Many proposals about post-NRM government

With pressure mounting against Museveni regime, groups are coming up with scenarios about a successor government. Here are some of them for consideration.

1. Regarding leadership: there are those who argue that any leader is better than Museveni. But this group seems to have forgotten or conveniently neglected that we have gone through this without improving the political, economic and social conditions. When a group of Ugandans didn’t like Obote, they said anybody was better than him. We got Amin. A larger group said anybody was better than Amin. In quick succession we got Lule, then Binaisa and ultimately Obote. A group of Ugandans swore to unseat Obote and argued that anybody was better than Obote. We got Okello and within six months a section of Uganda didn’t like him and we got Museveni. Now many are saying anybody is better than Museveni. Given this history what makes this group insist anybody is better than Museveni? To look for a better alternative we need to establish a profile of the next leader (I prefer a presidential team rather than one leader who concentrates power and becomes a dictator) first and then embark on a search.

2. There are those led by Niringiye and implicitly supported by Sejusa and others in the wings arguing that there is no NRM as such. It is Museveni and once Museveni is gone, Ugandans can pick anybody to lead. However, if NRM does not exist, then why is Amama Mbabazi arguing that he is still the Secretary General of NRM? NRM has just concluded its convention in preparation for 2016 elections. How do we describe those who participated in the convention beyond Museveni and his family? This school of thought is probably made up of a group of people in the NRM scattered at home and abroad bent on continuing to govern Uganda and are quietly without trace of record working together to continue with the 50 year master plan.

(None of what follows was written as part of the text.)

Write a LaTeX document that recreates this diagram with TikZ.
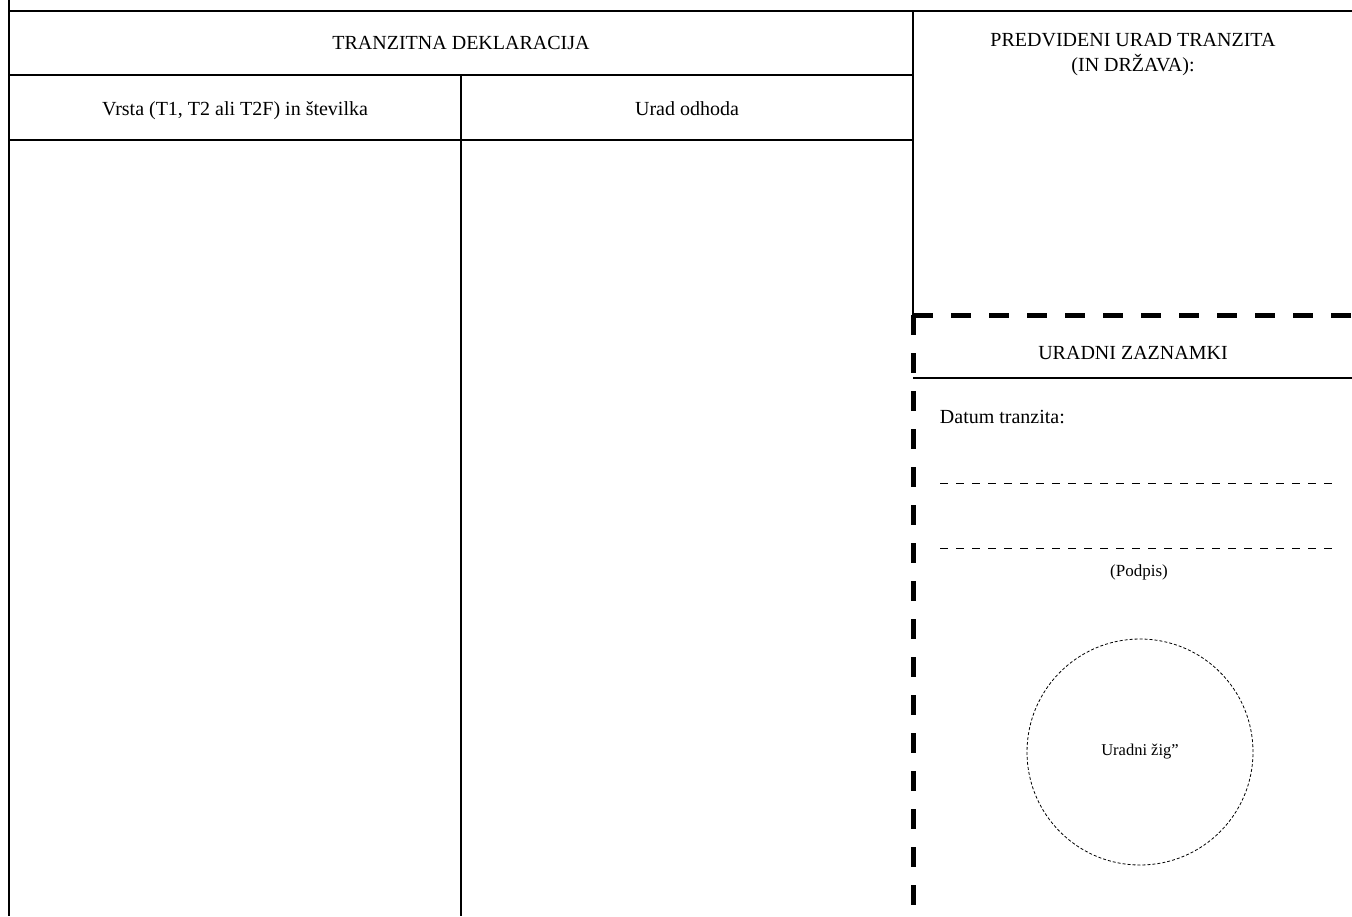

3. There are Ugandans especially with a military record insisting that military force is the only viable alternative to unseat the NRM government because Uganda is not ready for People Power as we witnessed in the Philippines against Marcos regime; in Iran against the Shah regime; in Tunisia against Ali regime and most recently in Burkina Faso against Compaore. They feel that for Uganda an exception should be made to overthrow the government by military means and form a transitional government led by a current soldier or one with military background. They have ruled out the alternative scenario of soldiers joining hands with civilian population to change the regime by non-violent methods.

4. There are Ugandans who are arguing that we should not waste valuable time discussing a program of action for post-NRM regime. Instead we should focus on changing the regime first and then begin discussion about the next government. The group also insists that it should take on board anybody without bothering to investigate their history and character because for them what is common is regime change. But history has shown unambiguously that when groups with opposed views come together for the sole purpose of removing the regime, once that task is accomplished, the different groups turn against one another to form the next government and a civil war is the result. We have seen that in the French, Mexican, Russian and Ethiopian Revolutions to mention a few. Closer to home we witnessed this in Uganda following the formation of the post-Amin regime in 1979. When Ugandans from home and in the Diaspora met in The Hague in November 2013, it was decided that plans for regime change must be discussed together with plans for governing the country the morning after the regime is removed by non-violent methods. The Hague Process for Peace, Security and Development in Uganda has presented the roadmap to regime change and what to do the morning after. It has been widely circulated.

All of us have ambitions and elements of individualism and selfishness but when we carry them too far ahead of the nation and community we risk destroying the country and her people. Uganda has been like that since independence. Winner-take-all and concentration of power in the hands of one leader since 1966 have proven disastrous. If we don’t change course we shall continue to sink deeper into darkness politically, economically and socially. We should recast short-term goals and the urge to revenge because this path is unsustainable. We must instead embrace tolerance, equitable sharing, reconciliation and liberty with justice.

All Ugandans have a duty to participate in this debate. If you sit on the fence waiting to jump into the winning camp you may end up at the bottom of the pyramid – if you are lucky. Chances are you may end up in exile or worse if you remain passive especially the youth.